No Brasil é o modelo solidário, mas há, nesse sistema, falta de solidariedade. Isso ocorre porque as pessoas que ganham acima do teto da contribuição pagam o valor limitado a isso, e não os 11% do salário real. Então uma pessoa que ganha R$ 20 mil está pagando 5% ou 6% do valor do salário com o recolhimento. Já uma pessoa que ganha até R$ 4 mil ou R$ 5 mil está pagando 11%. Então o sistema no Brasil é fortemente regressivo, o que não é bom.

 

IHU On-Line - Como o atual projeto de reforma se relaciona com a concentração de renda?

Amir Khair – O projeto como está se desenhando não mexe, por si próprio, na concentração de renda. Ele tem um impacto indireto sobre a vida das pessoas e os ganhos com a aposentadoria. Como a aposentadoria é um rendimento que interessa às camadas médias e baixas da população, qualquer retirada de direitos é uma piora nos rendimentos dessa pessoa. Consequentemente isso tem impacto nas rendas das pessoas. 


IHU On-Line – O que está por trás da estratégia de o governo focar na Previdência como “solução” para os problemas das contas públicas? Afinal, o que está em jogo é um projeto político-econômico ou civilizacional?

Amir Khair – Esse projeto serve para desviar a atenção do grande problema fiscal que o Brasil tem há décadas, que é a alta taxa de juros cobradas no mercado em relação aos títulos do governo. Uma taxa alta, completamente fora dos padrões internacionais, que faz com que o Brasil tenha gastado R$ 501 bilhões com juros no ano passado e neste ano deve chegar a R$ 650 bilhões. Então, o governo não quer mexer na questão dos juros, porque isso interessa às camadas altas da população e aos bancos, que são os que mais lucram com essas taxas. Este governo, como os anteriores, não olha para a questão dos juros. A questão do déficit público no Brasil são os juros, e não a Previdência. 

 

IHU On-Line – Por que parece impossível discutirmos Previdência Social sem discutirmos conjuntamente a política econômica e, sobretudo, a política de juros?

Amir Khair – O debate quente é o da política de juros. Discutir a Previdência com a população assustada com as novas regras que estão por vir, exigindo idade mínima, leva a uma piora nas contas da Previdência, porque as pessoas se assustam e correm para se aposentar no regime atual, o que faz as despesas previdenciárias darem um salto. Isso é um golpe do governo com relação ao problema fiscal do Brasil, porque, em vez de resolver, agrava em curto e médio prazos. O que temos de tratar são estas questões, porque nunca saberemos como será o longo prazo. No caso da Previdência, temos que ver como a demografia vai variando em relação a todos os estratos, e não apenas aos idosos. O número de pessoas jovens com menos de 20 anos está diminuindo em termos absolutos, o que, consequentemente, reduzirá as despesas com essa camada da população.

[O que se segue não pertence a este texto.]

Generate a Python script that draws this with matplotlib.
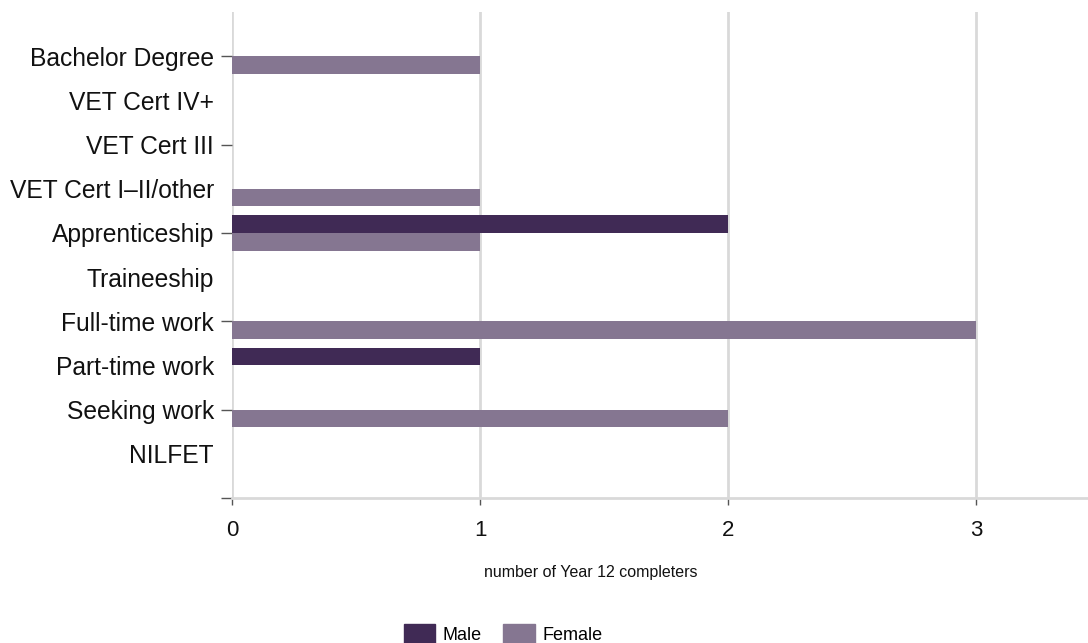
import matplotlib
matplotlib.use("Agg")
import matplotlib.pyplot as plt
import numpy as np
from matplotlib.patches import Patch

categories = ["Bachelor Degree", "VET Cert IV+", "VET Cert III", "VET Cert I\u2013II/other",
              "Apprenticeship", "Traineeship", "Full-time work", "Part-time work",
              "Seeking work", "NILFET"]
male = [0, 0, 0, 0, 2, 0, 0, 1, 0, 0]
female = [1, 0, 0, 1, 1, 0, 3, 0, 2, 0]
series_names = ["Male", "Female"]
colors = ["#402a55", "#857691"]

plt.rcParams['font.family'] = ['Liberation Sans', 'DejaVu Sans']

W, H = 1088, 643
fig = plt.figure(figsize=(W/100, H/100), dpi=100)
ax = fig.add_axes([232/W, 1-498/H, 1-232/W, (498-12)/H])

pos = np.arange(len(categories))
bh = 0.4
ax.barh(pos - bh/2, male, height=bh, color=colors[0], linewidth=0, zorder=3)
ax.barh(pos + bh/2, female, height=bh, color=colors[1], linewidth=0, zorder=3)

ax.set_ylim(10, -1)
ax.set_xlim(0, (W-232)/248)

ax.set_yticks(pos)
ax.set_yticklabels(categories, fontsize=17.7, color="#111111")
ax.tick_params(axis='y', length=8, width=1, color="#555555", pad=5)
for i, t in enumerate(ax.yaxis.get_major_ticks()):
    if i % 2:
        t.tick1line.set_visible(False)
ax.set_yticks([10], minor=True)
ax.tick_params(axis='y', which='minor', length=8, width=1, color="#555555")

ax.set_xticks([0, 1, 2, 3])
ax.tick_params(axis='x', length=5, width=1, color="#555555", pad=11, labelsize=16, labelcolor="#111111")

ax.grid(axis='x', color="#d9d9d9", linewidth=2, zorder=0)
for s in ["top", "right", "left"]:
    ax.spines[s].set_visible(False)
ax.spines["bottom"].set_color("#d9d9d9")
ax.spines["bottom"].set_linewidth(2)

fig.text(591/W, 1-573/H, "number of Year 12 completers", ha="center", va="center", fontsize=11.5, color="#111111")

handles = [Patch(facecolor=c, edgecolor=c) for c in colors]
fig.legend(handles, series_names, loc="center", bbox_to_anchor=(503/W, 1-634/H), ncol=2, frameon=False,
           fontsize=13, handlelength=1.75, handleheight=1.3, columnspacing=1.2, handletextpad=0.4)

fig.savefig("out.png", dpi=100)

IHU On-Line – Como entender a estratégia do governo, ainda com o ministro Guido Mantega, de desonerar a folha salarial de grandes empresas e, ao mesmo tempo, reduzir os direitos previdenciários dos trabalhadores?

Amir Khair – Foi o ministro Mantega  quem fez essa política suicida de desonerar a cota patronal, que era a principal receita da Previdência Social — 20% sobre a folha de pagamento das empresas —, algo bem superior ao que é recolhido dos trabalhadores, cujo máximo é 11%. 

Agora se paga de 1% a 1,5% do faturamento. Com isso a Previdência Social começou a receber menos dinheiro, mas o governo dizia que estaria compensando pelo Tesouro Nacional a Previdência, o que na realidade não ocorreu. Então as receitas da Previdência começaram a cair. 

Tanto é que saiu no jornal O Estado de SP uma matéria dizendo que essas desonerações, por decisões do governo, estariam reduzindo pela metade o déficit de 2015, que serviu de pretexto para as pessoas argumentarem que as contas da Previdência eram explosivas. Se fosse realmente tirado o efeito dessas desonerações que agrediram a Previdência Social, roubando recursos, a Previdência não estaria com os problemas de déficit conforme são apresentados hoje. 

 

IHU On-Line – Que panorama está se desenhando com relação à questão previdenciária a partir dos movimentos do governo?

Amir Khair – A fórmula 85/95 votada no Congresso a cada ano aumenta um pouco, até chegar à fórmula 90/100, isso prevendo um envelhecimento maior da população. Esta fórmula é mais inteligente que a da idade mínima e menos injusta, porque é possível se aposentar antes de atingir essa soma, mesmo tendo a incidência do fator previdenciário, que, embora reduza o salário, não deixa o trabalhador em uma situação de total insegurança.

 

IHU On-Line – Na avaliação do senhor, por que há um certo silêncio da sociedade civil em torno do tema? 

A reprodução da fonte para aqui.